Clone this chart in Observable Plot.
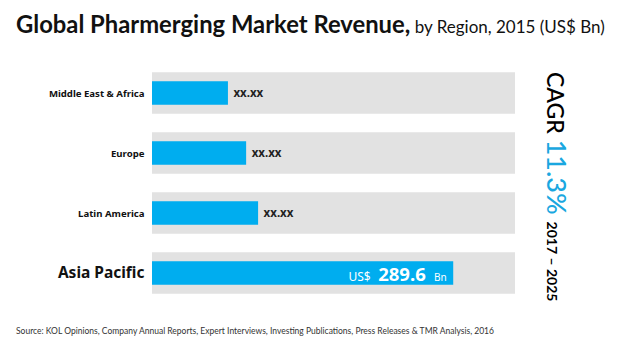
<!DOCTYPE html>
<html>
<head>
<meta charset="utf-8">
<script src="https://cdn.jsdelivr.net/npm/d3@7"></script>
<script src="https://cdn.jsdelivr.net/npm/@observablehq/plot@0.6"></script>
<style>
  html, body { margin:0; padding:0; background:#fff; }
  body { width:620px; height:352px; position:relative; overflow:hidden; font-family: Lato, "Open Sans", sans-serif; }
  #title { position:absolute; left:16px; top:10px; white-space:nowrap; color:#111; }
  #title .b { font-weight:700; font-size:23.8px; }
  #title .n { font-weight:400; font-size:17px; }
  #chart { position:absolute; left:0; top:50px; }
  #cagr { position:absolute; left:571px; top:72px; transform-origin:left top; transform:rotate(90deg); white-space:nowrap; line-height:28px; color:#000; }
  #cagr .c { font-size:23px; font-weight:500; }
  #cagr .v { font-size:27px; color:#1aa7e0; font-weight:500; }
  #cagr .y { font-size:14px; font-weight:700; }
  #source { position:absolute; left:16px; top:326px; font-size:8.5px; color:#333; white-space:nowrap; }
</style>
</head>
<body>
<div id="title"><span class="b">Global Pharmerging Market Revenue,</span><span class="n"> by Region, 2015 (US$ Bn)</span></div>
<div id="chart"></div>
<div id="cagr"><span class="c">CAGR </span><span class="v">11.3% </span><span class="y">2017 – 2025</span></div>
<div id="source">Source: KOL Opinions, Company Annual Reports, Expert Interviews, Investing Publications, Press Releases &amp; TMR Analysis, 2016</div>
<script>
const regions = ["Middle East & Africa", "Europe", "Latin America", "Asia Pacific"];
const revenue = [73, 90.5, 102, 289.6];
const valueLabels = ["xx.xx", "xx.xx", "xx.xx", "289.6"];
const axisMax = 349;
const highlight = "Asia Pacific";

const data = regions.map((r, i) => ({region: r, value: revenue[i], label: valueLabels[i], max: axisMax}));
const hi = data.filter(d => d.region === highlight);
const rest = data.filter(d => d.region !== highlight);

const chart = Plot.plot({
  width: 620,
  height: 272,
  marginLeft: 152,
  marginRight: 105,
  marginTop: 0,
  marginBottom: 0,
  x: {domain: [0, axisMax], axis: null},
  y: {domain: regions, range: [12, 254], padding: 0, axis: null},
  marks: [
    Plot.barX(data, {x1: 0, x2: "max", y: "region", fill: "#e2e2e2", insetTop: 9.25, insetBottom: 9.25}),
    Plot.barX(data, {x: "value", y: "region", fill: "#00adef", insetTop: 18.25, insetBottom: 18.25}),
    Plot.text(data, {x: 0, y: "region", text: "region", textAnchor: "end", dx: -8,
      fontWeight: "bold", fill: "#111",
      fontSize: d => d.region === highlight ? 15.5 : 9.6}),
    Plot.text(rest, {x: "value", y: "region", text: "label", textAnchor: "start", dx: 5,
      fontWeight: "bold", fontSize: 11.5, fill: "#222"}),
    Plot.text(hi, {x: "value", y: "region", text: () => "Bn", textAnchor: "end", dx: -7, dy: 7,
      lineAnchor: "bottom", fontSize: 10, fill: "#fff"}),
    Plot.text(hi, {x: "value", y: "region", text: "label", textAnchor: "end", dx: -28, dy: 7,
      lineAnchor: "bottom", fontSize: 18.5, fontWeight: "bold", fill: "#fff"}),
    Plot.text(hi, {x: "value", y: "region", text: () => "US$", textAnchor: "end", dx: -83, dy: 7,
      lineAnchor: "bottom", fontSize: 12, fill: "#fff"})
  ]
});
document.getElementById("chart").appendChild(chart);
</script>
</body>
</html>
※ ※ ※
> _Written problem_
Quote the preceding listing precisely and completely, omitting its images.

> _Finished exercise_
Clone this chart in Observable Plot.
<!DOCTYPE html>
<html>
<head>
<meta charset="utf-8">
<script src="https://cdn.jsdelivr.net/npm/d3@7"></script>
<script src="https://cdn.jsdelivr.net/npm/@observablehq/plot@0.6"></script>
<style>
  html, body { margin:0; padding:0; background:#fff; }
  body { width:620px; height:352px; position:relative; overflow:hidden; font-family: Lato, "Open Sans", sans-serif; }
  #title { position:absolute; left:16px; top:10px; white-space:nowrap; color:#111; }
  #title .b { font-weight:700; font-size:23.8px; }
  #title .n { font-weight:400; font-size:17px; }
  #chart { position:absolute; left:0; top:50px; }
  #cagr { position:absolute; left:571px; top:72px; transform-origin:left top; transform:rotate(90deg); white-space:nowrap; line-height:28px; color:#000; }
  #cagr .c { font-size:23px; font-weight:500; }
  #cagr .v { font-size:27px; color:#1aa7e0; font-weight:500; }
  #cagr .y { font-size:14px; font-weight:700; }
  #source { position:absolute; left:16px; top:326px; font-size:8.5px; color:#333; white-space:nowrap; }
</style>
</head>
<body>
<div id="title"><span class="b">Global Pharmerging Market Revenue,</span><span class="n"> by Region, 2015 (US$ Bn)</span></div>
<div id="chart"></div>
<div id="cagr"><span class="c">CAGR </span><span class="v">11.3% </span><span class="y">2017 – 2025</span></div>
<div id="source">Source: KOL Opinions, Company Annual Reports, Expert Interviews, Investing Publications, Press Releases &amp; TMR Analysis, 2016</div>
<script>
const regions = ["Middle East & Africa", "Europe", "Latin America", "Asia Pacific"];
const revenue = [73, 90.5, 102, 289.6];
const valueLabels = ["xx.xx", "xx.xx", "xx.xx", "289.6"];
const axisMax = 349;
const highlight = "Asia Pacific";

const data = regions.map((r, i) => ({region: r, value: revenue[i], label: valueLabels[i], max: axisMax}));
const hi = data.filter(d => d.region === highlight);
const rest = data.filter(d => d.region !== highlight);

const chart = Plot.plot({
  width: 620,
  height: 272,
  marginLeft: 152,
  marginRight: 105,
  marginTop: 0,
  marginBottom: 0,
  x: {domain: [0, axisMax], axis: null},
  y: {domain: regions, range: [12, 254], padding: 0, axis: null},
  marks: [
    Plot.barX(data, {x1: 0, x2: "max", y: "region", fill: "#e2e2e2", insetTop: 9.25, insetBottom: 9.25}),
    Plot.barX(data, {x: "value", y: "region", fill: "#00adef", insetTop: 18.25, insetBottom: 18.25}),
    Plot.text(data, {x: 0, y: "region", text: "region", textAnchor: "end", dx: -8,
      fontWeight: "bold", fill: "#111",
      fontSize: d => d.region === highlight ? 15.5 : 9.6}),
    Plot.text(rest, {x: "value", y: "region", text: "label", textAnchor: "start", dx: 5,
      fontWeight: "bold", fontSize: 11.5, fill: "#222"}),
    Plot.text(hi, {x: "value", y: "region", text: () => "Bn", textAnchor: "end", dx: -7, dy: 7,
      lineAnchor: "bottom", fontSize: 10, fill: "#fff"}),
    Plot.text(hi, {x: "value", y: "region", text: "label", textAnchor: "end", dx: -28, dy: 7,
      lineAnchor: "bottom", fontSize: 18.5, fontWeight: "bold", fill: "#fff"}),
    Plot.text(hi, {x: "value", y: "region", text: () => "US$", textAnchor: "end", dx: -83, dy: 7,
      lineAnchor: "bottom", fontSize: 12, fill: "#fff"})
  ]
});
document.getElementById("chart").appendChild(chart);
</script>
</body>
</html>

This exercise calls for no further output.